The Czech central bank (CNB) lowered its inflation forecast and raised growth estimates but left interest rates unchanged on Thursday despite weaker price pressures and discussing the possibility of a rate cut. The CNB cut its end 2001 net inflation forecast to 2.5 percent from a previous 2.8 percent, year-on-year, in the lower half of its 2.0-4.0 target. Vice-governor Ludek Niedermayer also noted that the forecast for net inflation growth of 3.2 percent at the end of 2002 came up during the discussion.
The Czech government said it may have to pay between CZK 50 billion ($1.3 billion) and CZK 100 billion to cover non-performing assets of failed Investicni a Postovni Banka AS. The payment would meet guarantees against risky assets that the government made when the central bank sold the bank to CSOB. Interim results of two separate audits ordered by the government and the bank have identified as much as CZK 180 billion of IPB's estimated CZK 300 koruna in assets as under some kind of risk.

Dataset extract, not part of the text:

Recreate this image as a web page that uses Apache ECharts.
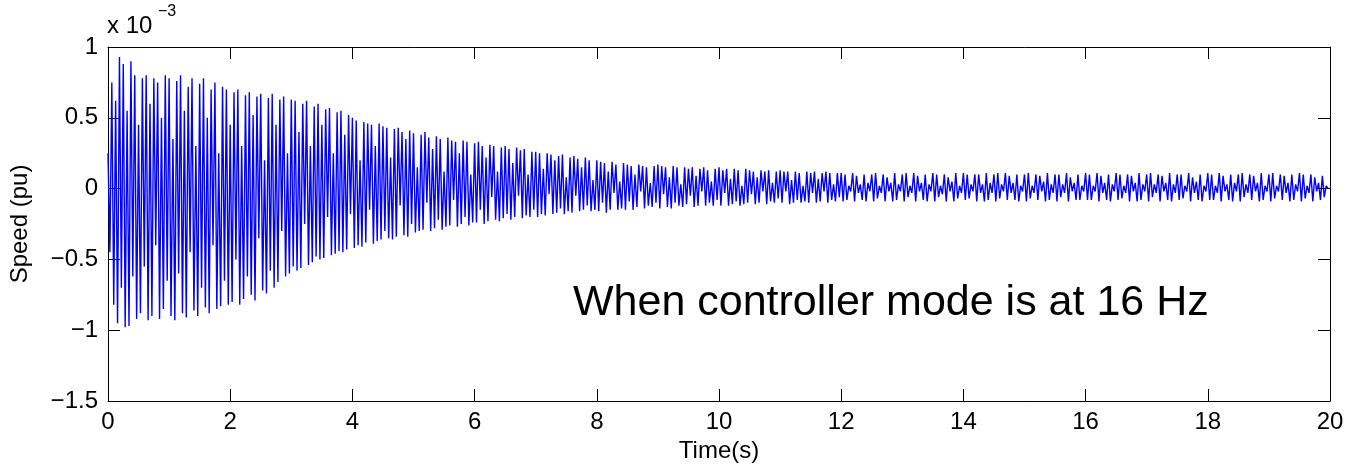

The Czech koruna continued its firming trend against the euro on Thursday, following the euro's afternoon rally against the dollar. Late on Thursday the koruna was trading at 34.84/87 to the euro from the morning's 34.87/89 and from 34.94/97 late Wednesday. Koruna/dollar stood at 37.95/96 from the morning's 37.81/84 and 37.83/86 late Wednesday.
The longest state 6.40/10 rose 40 basis points from late Wednesday to 97.30/60, yielding 6.80/75 percent. The state 6.57/05 was up 10 basis points at 101.45/75, yielding 6.33/24 percent.